War chancenlos: FDP-Spitzenmann Oliver Luksic.

War chancenlos: FDP-Spitzenmann Oliver Luksic.

(Foto: dapd)

Hinzu kommt: In Kiel und Düsseldorf gehen für die FDP - im Gegensatz zum Saarland - zwei profilierte Liberale an den Start. Christian Lindner und Wolfgang Kubicki sind ein anderes Kaliber als der außerhalb des Saarlands völlig unbekannte Oliver Luksic. Umfragen zufolge geht es für die Liberalen in NRW auch schon bergauf: Von zwei auf vier Prozent Zustimmung konnte Lindner die Partei schon bringen.

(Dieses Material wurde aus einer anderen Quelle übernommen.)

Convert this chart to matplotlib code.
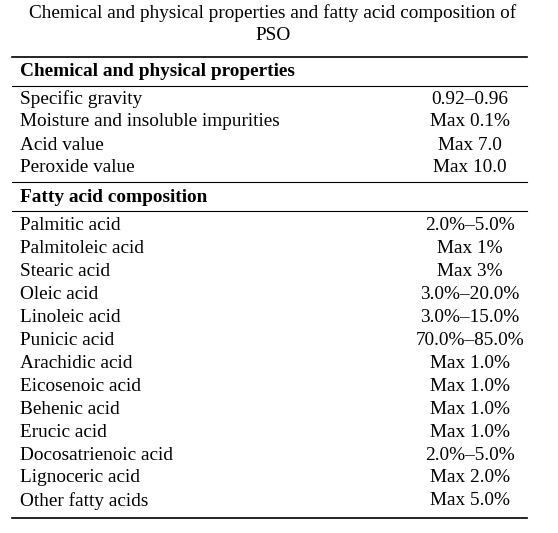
import matplotlib
matplotlib.use("Agg")
import matplotlib.pyplot as plt

TITLE = ["Chemical and physical properties and fatty acid composition of", "PSO"]
SECTION_1 = "Chemical and physical properties"
PROPS = ["Specific gravity", "Moisture and insoluble impurities", "Acid value", "Peroxide value"]
PROP_VALUES = ["0.92\u20130.96", "Max 0.1%", "Max 7.0", "Max 10.0"]
SECTION_2 = "Fatty acid composition"
ACIDS = ["Palmitic acid", "Palmitoleic acid", "Stearic acid", "Oleic acid", "Linoleic acid",
         "Punicic acid", "Arachidic acid", "Eicosenoic acid", "Behenic acid", "Erucic acid",
         "Docosatrienoic acid", "Lignoceric acid", "Other fatty acids"]
ACID_VALUES = ["2.0%\u20135.0%", "Max 1%", "Max 3%", "3.0%\u201320.0%", "3.0%\u201315.0%",
               "70.0%\u201385.0%", "Max 1.0%", "Max 1.0%", "Max 1.0%", "Max 1.0%",
               "2.0%\u20135.0%", "Max 2.0%", "Max 5.0%"]

W, H = 558, 533
plt.rcParams["font.family"] = ["Liberation Serif", "DejaVu Serif"]
FS = 13.9

fig = plt.figure(figsize=(W / 100, H / 100), dpi=100)
ax = fig.add_axes([0, 0, 1, 1])
ax.set_xlim(0, W)
ax.set_ylim(H, 0)
ax.axis("off")

X_L, X_R, X_V = 20, 527, 470
LINE_L = 12


def rule(y, lw=1.0):
    ax.plot([LINE_L, X_R], [y, y], color="black", lw=lw)


ax.text(273, 13, TITLE[0], ha="center", va="center", fontsize=FS)
ax.text(273, 35, TITLE[1], ha="center", va="center", fontsize=FS)

rule(57, 1.2)
ax.text(X_L, 72, SECTION_1, va="center", fontsize=FS, fontweight="bold")
rule(86, 0.8)
for i, (name, val) in enumerate(zip(PROPS, PROP_VALUES)):
    y = 99 + i * 23
    ax.text(X_L, y, name, va="center", fontsize=FS)
    ax.text(X_V, y, val, va="center", ha="center", fontsize=FS)

rule(182, 0.8)
ax.text(X_L, 197, SECTION_2, va="center", fontsize=FS, fontweight="bold")
rule(211, 0.8)
for i, (name, val) in enumerate(zip(ACIDS, ACID_VALUES)):
    y = 226 + i * 22.9
    ax.text(X_L, y, name, va="center", fontsize=FS)
    ax.text(X_V, y, val, va="center", ha="center", fontsize=FS)
rule(518, 1.2)

fig.savefig("out.png", dpi=100, facecolor="white")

Selbst wenn es in Düsseldorf dann reicht, ist die notorische Schwäche der FDP vor allen Dingen ein Problem für die CDU, der der gewohnte Partner von der Stange fällt. Angela Merkel ist daher in einer zwiespältigen Lage: Im Saarland hat ihre Sachwalterin Kramp-Karrenbauer gewonnen. Doch ihre schwarz-gelbe Koalition hat eindeutig verloren.

Grüne müssen Piraten fürchten

Bleiben zwei politische Kräfte, die – auch wenn sie es nicht wahrhaben wollen – in Konkurrenz zueinander stehen: die Piraten und die Grünen. Die Piraten sind mit den sensationellen 7,4 Prozent im Saarland als ernstzunehmender Faktor auch in anderen Bundesländern zu betrachten. Stellt sich die Frage, welche der etablierten Parteien es am schnellsten versteht, sich der neuen Bewegung zu öffnen und strategisch als potenzieller Koalitionspartner bereitzustehen.

Damit graben die Piraten den Grünen das Wasser ab. Denn am ehesten dürfte es die SPD verstehen, sich auf die sozialliberalen Ideen der Piraten einzulassen. Und die Sozialdemokraten waren seit jeher die erste Machtoption für die Grünen. Damit steht die Ökopartei - trotz des Stimmungshoch im Fukushima-Jahr 2011 - vor erheblichen Problemen. Die vergleichsweise klare Lage bei den kommenden Wahlen in Schleswig-Holstein und Nordrhein-Westfalen, wo die Grünen als Juniorpartner der SPD wohl in den Regierungen sein werden, täuscht darüber nur schwach hinweg.